PROVIDED DATA:
— start —

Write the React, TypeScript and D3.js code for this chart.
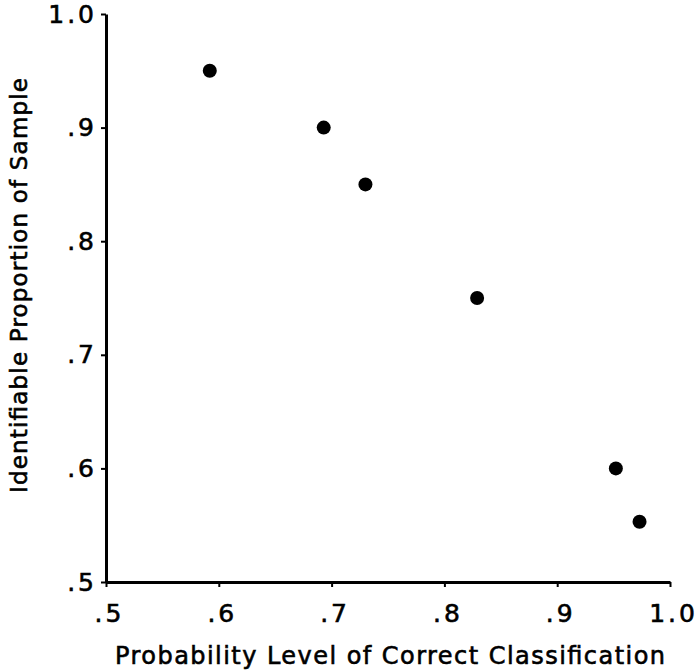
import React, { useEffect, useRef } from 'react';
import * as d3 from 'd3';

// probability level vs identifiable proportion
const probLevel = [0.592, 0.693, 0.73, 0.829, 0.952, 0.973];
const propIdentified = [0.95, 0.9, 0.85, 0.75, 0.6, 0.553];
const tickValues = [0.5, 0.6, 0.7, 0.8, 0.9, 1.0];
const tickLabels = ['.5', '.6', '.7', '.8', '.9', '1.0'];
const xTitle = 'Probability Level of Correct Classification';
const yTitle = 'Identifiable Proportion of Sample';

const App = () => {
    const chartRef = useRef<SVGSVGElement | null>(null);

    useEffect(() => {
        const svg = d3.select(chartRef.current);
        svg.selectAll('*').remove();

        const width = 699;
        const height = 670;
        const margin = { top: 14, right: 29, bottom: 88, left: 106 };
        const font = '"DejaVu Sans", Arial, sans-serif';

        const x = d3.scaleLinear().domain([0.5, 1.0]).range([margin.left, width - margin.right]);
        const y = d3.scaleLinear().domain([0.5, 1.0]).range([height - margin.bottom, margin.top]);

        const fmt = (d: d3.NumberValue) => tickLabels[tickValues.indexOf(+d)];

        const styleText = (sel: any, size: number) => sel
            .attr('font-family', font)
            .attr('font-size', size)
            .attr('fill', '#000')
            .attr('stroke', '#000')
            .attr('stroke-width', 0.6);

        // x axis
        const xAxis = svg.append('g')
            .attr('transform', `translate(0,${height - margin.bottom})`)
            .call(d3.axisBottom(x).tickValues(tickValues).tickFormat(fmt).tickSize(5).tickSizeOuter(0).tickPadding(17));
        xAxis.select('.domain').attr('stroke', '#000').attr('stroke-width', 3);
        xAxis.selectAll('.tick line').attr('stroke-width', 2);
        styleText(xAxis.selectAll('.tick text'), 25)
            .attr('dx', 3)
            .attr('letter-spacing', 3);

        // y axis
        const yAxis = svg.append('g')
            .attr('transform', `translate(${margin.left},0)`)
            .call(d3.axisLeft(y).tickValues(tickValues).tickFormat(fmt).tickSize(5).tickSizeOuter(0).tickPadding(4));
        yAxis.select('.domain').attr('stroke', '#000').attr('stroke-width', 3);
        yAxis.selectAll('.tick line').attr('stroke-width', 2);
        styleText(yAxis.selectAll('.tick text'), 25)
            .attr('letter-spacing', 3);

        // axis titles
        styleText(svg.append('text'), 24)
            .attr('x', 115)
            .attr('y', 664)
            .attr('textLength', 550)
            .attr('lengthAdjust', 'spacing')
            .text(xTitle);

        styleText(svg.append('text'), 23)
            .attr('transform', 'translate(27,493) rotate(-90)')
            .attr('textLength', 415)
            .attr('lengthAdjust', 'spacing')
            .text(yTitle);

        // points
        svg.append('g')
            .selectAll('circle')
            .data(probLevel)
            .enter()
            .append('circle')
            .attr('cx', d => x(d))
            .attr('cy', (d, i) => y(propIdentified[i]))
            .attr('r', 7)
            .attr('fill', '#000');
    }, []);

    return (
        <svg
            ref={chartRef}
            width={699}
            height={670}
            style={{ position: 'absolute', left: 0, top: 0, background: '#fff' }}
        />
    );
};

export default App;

— end —

WORK REQUIRED:
Leave out the pictures and restate everything else word for word.

TASK OUTPUT:
Write the React, TypeScript and D3.js code for this chart.
import React, { useEffect, useRef } from 'react';
import * as d3 from 'd3';

// probability level vs identifiable proportion
const probLevel = [0.592, 0.693, 0.73, 0.829, 0.952, 0.973];
const propIdentified = [0.95, 0.9, 0.85, 0.75, 0.6, 0.553];
const tickValues = [0.5, 0.6, 0.7, 0.8, 0.9, 1.0];
const tickLabels = ['.5', '.6', '.7', '.8', '.9', '1.0'];
const xTitle = 'Probability Level of Correct Classification';
const yTitle = 'Identifiable Proportion of Sample';

const App = () => {
    const chartRef = useRef<SVGSVGElement | null>(null);

    useEffect(() => {
        const svg = d3.select(chartRef.current);
        svg.selectAll('*').remove();

        const width = 699;
        const height = 670;
        const margin = { top: 14, right: 29, bottom: 88, left: 106 };
        const font = '"DejaVu Sans", Arial, sans-serif';

        const x = d3.scaleLinear().domain([0.5, 1.0]).range([margin.left, width - margin.right]);
        const y = d3.scaleLinear().domain([0.5, 1.0]).range([height - margin.bottom, margin.top]);

        const fmt = (d: d3.NumberValue) => tickLabels[tickValues.indexOf(+d)];

        const styleText = (sel: any, size: number) => sel
            .attr('font-family', font)
            .attr('font-size', size)
            .attr('fill', '#000')
            .attr('stroke', '#000')
            .attr('stroke-width', 0.6);

        // x axis
        const xAxis = svg.append('g')
            .attr('transform', `translate(0,${height - margin.bottom})`)
            .call(d3.axisBottom(x).tickValues(tickValues).tickFormat(fmt).tickSize(5).tickSizeOuter(0).tickPadding(17));
        xAxis.select('.domain').attr('stroke', '#000').attr('stroke-width', 3);
        xAxis.selectAll('.tick line').attr('stroke-width', 2);
        styleText(xAxis.selectAll('.tick text'), 25)
            .attr('dx', 3)
            .attr('letter-spacing', 3);

        // y axis
        const yAxis = svg.append('g')
            .attr('transform', `translate(${margin.left},0)`)
            .call(d3.axisLeft(y).tickValues(tickValues).tickFormat(fmt).tickSize(5).tickSizeOuter(0).tickPadding(4));
        yAxis.select('.domain').attr('stroke', '#000').attr('stroke-width', 3);
        yAxis.selectAll('.tick line').attr('stroke-width', 2);
        styleText(yAxis.selectAll('.tick text'), 25)
            .attr('letter-spacing', 3);

        // axis titles
        styleText(svg.append('text'), 24)
            .attr('x', 115)
            .attr('y', 664)
            .attr('textLength', 550)
            .attr('lengthAdjust', 'spacing')
            .text(xTitle);

        styleText(svg.append('text'), 23)
            .attr('transform', 'translate(27,493) rotate(-90)')
            .attr('textLength', 415)
            .attr('lengthAdjust', 'spacing')
            .text(yTitle);

        // points
        svg.append('g')
            .selectAll('circle')
            .data(probLevel)
            .enter()
            .append('circle')
            .attr('cx', d => x(d))
            .attr('cy', (d, i) => y(propIdentified[i]))
            .attr('r', 7)
            .attr('fill', '#000');
    }, []);

    return (
        <svg
            ref={chartRef}
            width={699}
            height={670}
            style={{ position: 'absolute', left: 0, top: 0, background: '#fff' }}
        />
    );
};

export default App;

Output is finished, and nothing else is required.